Fifth, and perhaps most importantly, the Japandi tolerance for imperfection and aging fits better with Indian climates where furniture really does weather over time. A Scandinavian oak table that shows water marks after a few years can feel like a design failure; a Japandi oak table that develops a patina over the same time feels like it is finally coming into itself.
Where Scandinavian Wins
To be fair, there are contexts where Scandinavian design actually works better.
Small, light-starved apartments — particularly ground-floor flats in dense neighborhoods — benefit from the Scandinavian palette’s ability to bounce light around. A Japandi oatmeal palette can feel dim in a space that does not get much natural light.
Homes with lots of young children often do better with Scandinavian’s slightly more practical, durable material choices — polished concrete floors, tightly woven cotton upholstery, brushed steel fixtures that resist sticky hands.
Spaces that need to feel playful — children’s rooms, some home offices, creative studios — work well in Scandinavian’s more graphic, textured approach, which allows for a bit more personality and pattern than strict Japandi tolerates.
Can You Mix the Two?
Yes, and many of the most beautiful rooms do exactly that. The most successful rooms we see mixing the two styles tend to use Japandi for the permanent architectural and large-furniture decisions (the sofa, the dining table, the bed frame, the cabinetry) and allow Scandinavian touches in accessories and textiles (a patterned throw, a graphic print, a slightly more colorful cushion).
The risk of mixing is that you lose the clarity of both. A room that is half-Japandi, half-Scandinavian can end up feeling like neither.
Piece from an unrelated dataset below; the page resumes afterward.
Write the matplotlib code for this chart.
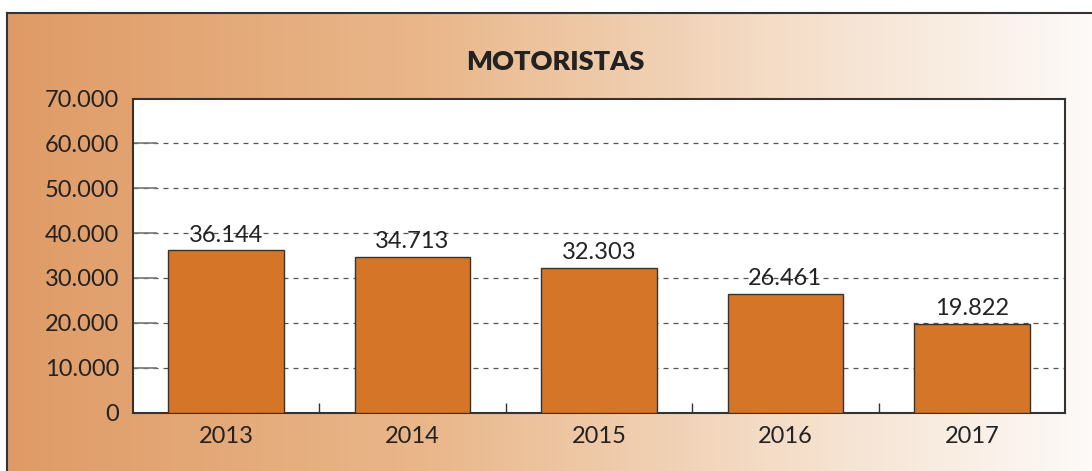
import matplotlib.pyplot as plt
import numpy as np
from matplotlib.colors import LinearSegmentedColormap

# data
years = ["2013", "2014", "2015", "2016", "2017"]
values = [36144, 34713, 32303, 26461, 19822]
labels = ["36.144", "34.713", "32.303", "26.461", "19.822"]
yticks = [0, 10000, 20000, 30000, 40000, 50000, 60000, 70000]
ytick_labels = ["0", "10.000", "20.000", "30.000", "40.000", "50.000", "60.000", "70.000"]

plt.rcParams['font.family'] = ['Lato', 'DejaVu Sans']

fig = plt.figure(figsize=(10.92, 4.71), dpi=100)
fig.patch.set_facecolor("white")

# gradient background panel
bg = fig.add_axes([7 / 1092, 0, 1 - 7 / 1092, (471 - 13) / 471])
cmap = LinearSegmentedColormap.from_list("bg", [
    (0.0, "#df9b66"), (0.4, "#eab88c"), (0.7, "#f4dcc6"), (1.0, "#fdfaf8")])
bg.imshow(np.linspace(0, 1, 256)[None, :], aspect="auto", cmap=cmap,
          extent=[0, 1, 0, 1])
bg.set_xlim(0, 1)
bg.set_ylim(0, 1)
bg.set_xticks([])
bg.set_yticks([])
for side in ["right", "bottom"]:
    bg.spines[side].set_visible(False)
for side in ["left", "top"]:
    bg.spines[side].set_color("#333333")
    bg.spines[side].set_linewidth(1.5)

ax = fig.add_axes([133 / 1092, (471 - 412.5) / 471, (1065 - 133) / 1092, (412.5 - 98.5) / 471])
ax.set_facecolor("white")
x = np.arange(len(years))
ax.bar(x, values, width=0.62, color="#d47528", edgecolor="#333333", linewidth=1, zorder=3)
for xi, v, lab in zip(x, values, labels):
    ax.text(xi, v + 1000, lab, ha="center", va="bottom", fontsize=17, color="#222222", zorder=4)

ax.set_xlim(-0.5, len(years) - 0.5)
ax.set_ylim(0, 70000)
ax.set_yticks(yticks)
ax.set_yticklabels(ytick_labels, fontsize=17, color="#222222")
ax.set_xticks(x)
ax.set_xticklabels(years, fontsize=17, color="#222222")
ax.tick_params(axis="x", length=0, pad=10)
ax.tick_params(axis="y", direction="in", length=17, color="#777777", width=1.2, pad=10)
ax.set_xticks(np.arange(0.5, len(years) - 0.5, 1), minor=True)
ax.tick_params(axis="x", which="minor", direction="in", length=7, color="#333333", width=1)
for yv in yticks[1:-1]:
    ax.axhline(yv, color="#555555", linestyle=(0, (4, 4)), linewidth=0.9, zorder=1)
for s in ax.spines.values():
    s.set_color("#333333")
    s.set_linewidth(1.5)

fig.text(555 / 1092, 1 - 62 / 471, "MOTORISTAS", ha="center", va="center",
         fontsize=19.5, fontweight="heavy", color="#222222")

fig.savefig("out.png", dpi=100)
The cure is to let one style dominate, clearly — maybe 70 percent Japandi, 30 percent Scandinavian — rather than trying for a true 50-50 split.
Practical Buying Advice
If you are starting fresh and want to know which style to commit to, here is our practical advice.
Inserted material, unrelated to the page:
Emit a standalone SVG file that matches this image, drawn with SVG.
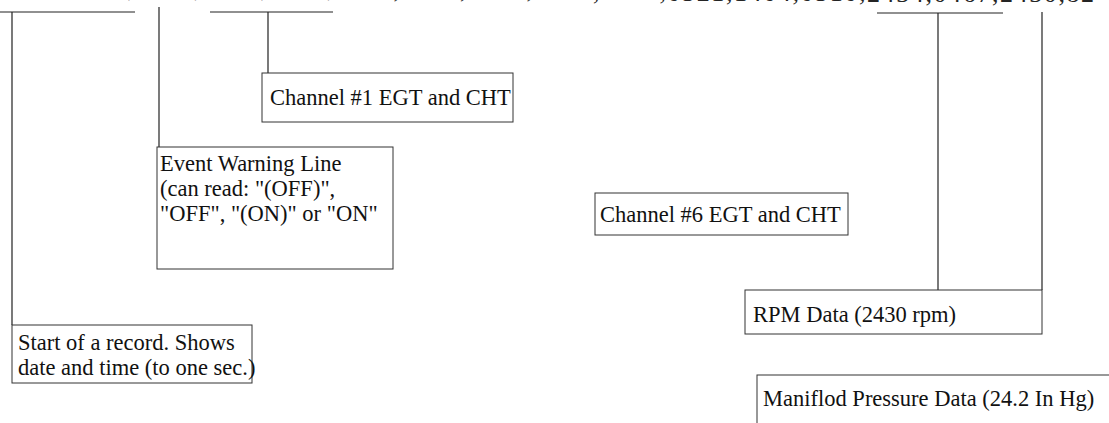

If you love the warmth of wood, prefer quieter interiors, host formally for festivals, and want your home to feel like a retreat from the noise of daily life, choose Japandi.
If you love a brighter, more airy aesthetic, enjoy graphic prints and textiles, want a space that feels playful and social, and prefer a more eclectic accumulation of objects over time, choose Scandinavian.
Both are beautiful. Both are valid. The choice is not about which one is better; it is about which one better matches how you actually want to feel in your home.
A Note on Quality
Whichever style you choose, invest in quality over quantity. A single well-made solid-wood piece from a considered brand will last thirty years and age beautifully. Three cheap particleboard imitations will be at the curb within five.
At The Flamingo Life, we build primarily for the Japandi aesthetic because we believe it serves Indian homes best. But the underlying commitment — to solid materials, honest construction, and pieces that reward years of use — applies to any style you choose.
Start your exploration with our Japandi coffee tables, Japandi dining sets, luxury sofas, and the Exclusive Kensho Collection — each one represents our take on what Japandi design should feel like in an Indian home. And if you want to go deeper into the philosophy first, our Japandi style guide for Indian homes is the best place to start.
Understanding the difference between Japandi and Scandinavian is not just design trivia. It is the first step toward choosing the style that will actually make you happiest in your own home, year after year.